Brent crude oil was strong Tuesday morning, trading near $111.23. Supply concerns sparked by last week's Israeli and Palestine conflict, and reignited by violent protests in Egypt, are supporting prices as the region remains unstable.
CNBC reported that Egyptian President Mohamed Mursi caused an uprising in his country when he declared that no legal challenges could be made to any of his decisions until a new parliament was elected. The decree gave Mursi what many are considering the power of a modern-day pharaoh.
Opponents of Mursi have taken to the streets in protest of his new power. The demonstrations, which have turned violent and already injured more than 500 people , are expected to continue throughout Tuesday.
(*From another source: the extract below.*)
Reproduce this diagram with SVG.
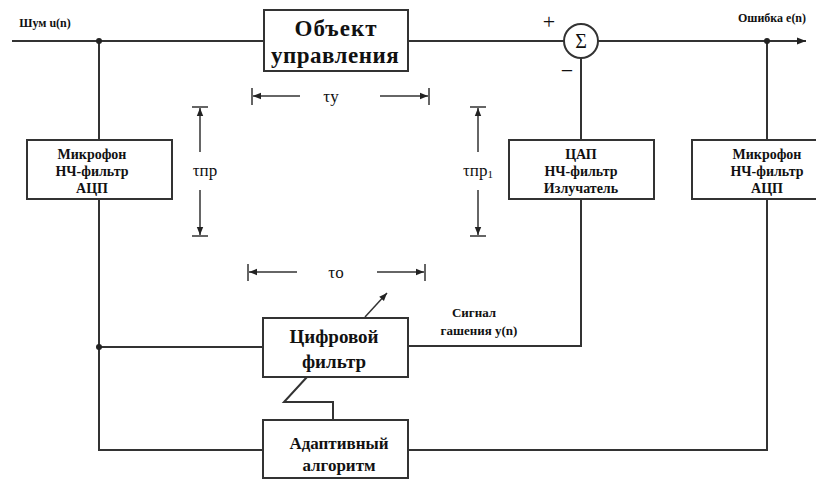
<svg xmlns="http://www.w3.org/2000/svg" width="816" height="481" viewBox="0 0 816 481">
<style>
.ln{fill:none;stroke:#333;stroke-width:2}
.bx{fill:#fff;stroke:#333;stroke-width:2}
.dm{fill:none;stroke:#333;stroke-width:1.5}
</style>
<defs>
<marker id="ah" viewBox="0 0 10 10" refX="10" refY="5" markerWidth="12" markerHeight="8" markerUnits="userSpaceOnUse" orient="auto"><path d="M0,1 L10,5 L0,9 z" fill="#222"/></marker>
<marker id="ah2" viewBox="0 0 10 10" refX="10" refY="5" markerWidth="14" markerHeight="9" markerUnits="userSpaceOnUse" orient="auto"><path d="M0,1 L10,5 L0,9 z" fill="#222"/></marker>
</defs>
<rect width="816" height="481" fill="#fff"/>
<g id="connectors">
<path class="ln" d="M12,41 H264"/>
<path class="ln" d="M408,41 H564"/>
<path class="ln" d="M598,41 H806" marker-end="url(#ah2)"/>
<path class="ln" d="M99,41 V140 M99,199 V450 H263"/>
<path class="ln" d="M99,347 H263"/>
<path class="ln" d="M581,58 V140 M581,199 V346 H408"/>
<path class="ln" d="M767,41 V140 M767,199 V450 H408"/>
<path class="ln" d="M307,377 L284,402 H333 V420"/>
<path class="dm" d="M365,317 L387,293" marker-end="url(#ah)"/>
<circle cx="99" cy="41" r="3" fill="#222"/>
<circle cx="767" cy="41" r="3" fill="#222"/>
<circle cx="99" cy="347" r="3" fill="#222"/>
</g>
<g id="dimensions">
<path class="dm" d="M252,88 V105 M429,88 V105"/>
<path class="dm" d="M300,96 H253" marker-end="url(#ah)"/>
<path class="dm" d="M380,96 H428" marker-end="url(#ah)"/>
<path class="dm" d="M248,264 V281 M425,264 V281"/>
<path class="dm" d="M297,272 H249" marker-end="url(#ah)"/>
<path class="dm" d="M377,272 H424" marker-end="url(#ah)"/>
<path class="dm" d="M192,107 H208 M192,236 H208"/>
<path class="dm" d="M200,152 V108" marker-end="url(#ah)"/>
<path class="dm" d="M200,190 V235" marker-end="url(#ah)"/>
<path class="dm" d="M470,107 H486 M470,236 H486"/>
<path class="dm" d="M478,152 V108" marker-end="url(#ah)"/>
<path class="dm" d="M478,190 V235" marker-end="url(#ah)"/>
<text font-family="Liberation Serif" font-size="17" fill="#111" text-anchor="middle" x="331" y="102">τу</text>
<text font-family="Liberation Serif" font-size="17" fill="#111" text-anchor="middle" x="336" y="278">τо</text>
<text font-family="Liberation Serif" font-size="17" fill="#111" text-anchor="middle" x="205" y="176">τпр</text>
<text font-family="Liberation Serif" font-size="17" fill="#111" text-anchor="middle" x="478" y="176">τпр<tspan font-size="11" dy="2">1</tspan></text>
</g>
<g id="labels">
<text font-family="Liberation Serif" font-weight="bold" font-size="12" fill="#111" text-anchor="middle" x="45" y="27">Шум u(n)</text>
<text font-family="Liberation Serif" font-weight="bold" font-size="12" fill="#111" text-anchor="middle" x="772" y="22">Ошибка e(n)</text>
<text font-family="Liberation Serif" font-size="22" fill="#111" text-anchor="middle" x="549" y="29">+</text>
<text font-family="Liberation Serif" font-size="22" fill="#111" text-anchor="middle" x="567" y="78">−</text>
<text font-family="Liberation Serif" font-weight="bold" font-size="13" fill="#111" text-anchor="middle" x="474" y="317">Сигнал</text>
<text font-family="Liberation Serif" font-weight="bold" font-size="13" fill="#111" text-anchor="middle" x="479" y="335">гашения y(n)</text>
</g>
<g id="object">
<rect class="bx" x="264" y="10" width="144" height="61"/>
<text font-family="Liberation Serif" font-weight="bold" font-size="23" fill="#111" text-anchor="middle" letter-spacing="1" x="336" y="36">Объект</text>
<text font-family="Liberation Serif" font-weight="bold" font-size="23" fill="#111" text-anchor="middle" letter-spacing="0.5" x="335" y="63">управления</text>
</g>
<g id="sum">
<circle class="bx" cx="581" cy="41" r="17"/>
<text font-family="Liberation Serif" font-size="20" fill="#111" text-anchor="middle" x="581" y="48">Σ</text>
</g>
<g id="mic-left" font-family="Liberation Serif" font-weight="bold" font-size="14" fill="#111" text-anchor="middle">
<rect class="bx" x="27" y="140" width="145" height="59"/>
<text font-family="Liberation Serif" x="92" y="159">Микрофон</text>
<text font-family="Liberation Serif" x="92" y="176">НЧ-фильтр</text>
<text font-family="Liberation Serif" x="92" y="193">АЦП</text>
</g>
<g id="dac" font-family="Liberation Serif" font-weight="bold" font-size="14" fill="#111" text-anchor="middle">
<rect class="bx" x="509" y="140" width="145" height="59"/>
<text font-family="Liberation Serif" x="581" y="159">ЦАП</text>
<text font-family="Liberation Serif" x="581" y="176">НЧ-фильтр</text>
<text font-family="Liberation Serif" x="581" y="193">Излучатель</text>
</g>
<g id="mic-right" font-family="Liberation Serif" font-weight="bold" font-size="14" fill="#111" text-anchor="middle">
<rect class="bx" x="692" y="140" width="150" height="59"/>
<text font-family="Liberation Serif" x="767" y="159">Микрофон</text>
<text font-family="Liberation Serif" x="767" y="176">НЧ-фильтр</text>
<text font-family="Liberation Serif" x="767" y="193">АЦП</text>
</g>
<g id="filter" font-family="Liberation Serif" font-weight="bold" font-size="19" fill="#111" text-anchor="middle">
<rect class="bx" x="263" y="318" width="145" height="59"/>
<text font-family="Liberation Serif" x="334" y="343">Цифровой</text>
<text font-family="Liberation Serif" x="334" y="368">фильтр</text>
</g>
<g id="adaptive" font-family="Liberation Serif" font-weight="bold" font-size="17" fill="#111" text-anchor="middle">
<rect class="bx" x="263" y="420" width="145" height="58"/>
<text font-family="Liberation Serif" x="339" y="449">Адаптивный</text>
<text font-family="Liberation Serif" x="339" y="471">алгоритм</text>
</g>
</svg>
This coupled with news that oil exports in Nigeria are expected to drop from 2.12 million barrels per day to just 1.98 million in January has supported concern that oil supply will be reduced in the new year.
Adding to Brent's price support is the decision by EU finance officials and IMF Director Christine Lagarde to release Greece's next aid installment. The decision, accompanied by a plan to reduce the country's debt and get it back to a sustainable debt to GDP ratio has strengthened confidence in the Eurozone and injected a bit of positivity into the market.
Gains from a decision about Greece were mitigated by concern about the US ‘fiscal cliff' which is rapidly approaching. While the government has assured the public that it is working to find a solution, Republicans in Congress requested details of President Obama's planned spending cuts, while fiercely opposing an income tax rate increase for the wealthy. A stalemate between Democrats and Republicans could mean the bundle of 600 billion dollars worth of spending cuts and tax increases will kick in on January 1st and tip the country into recession.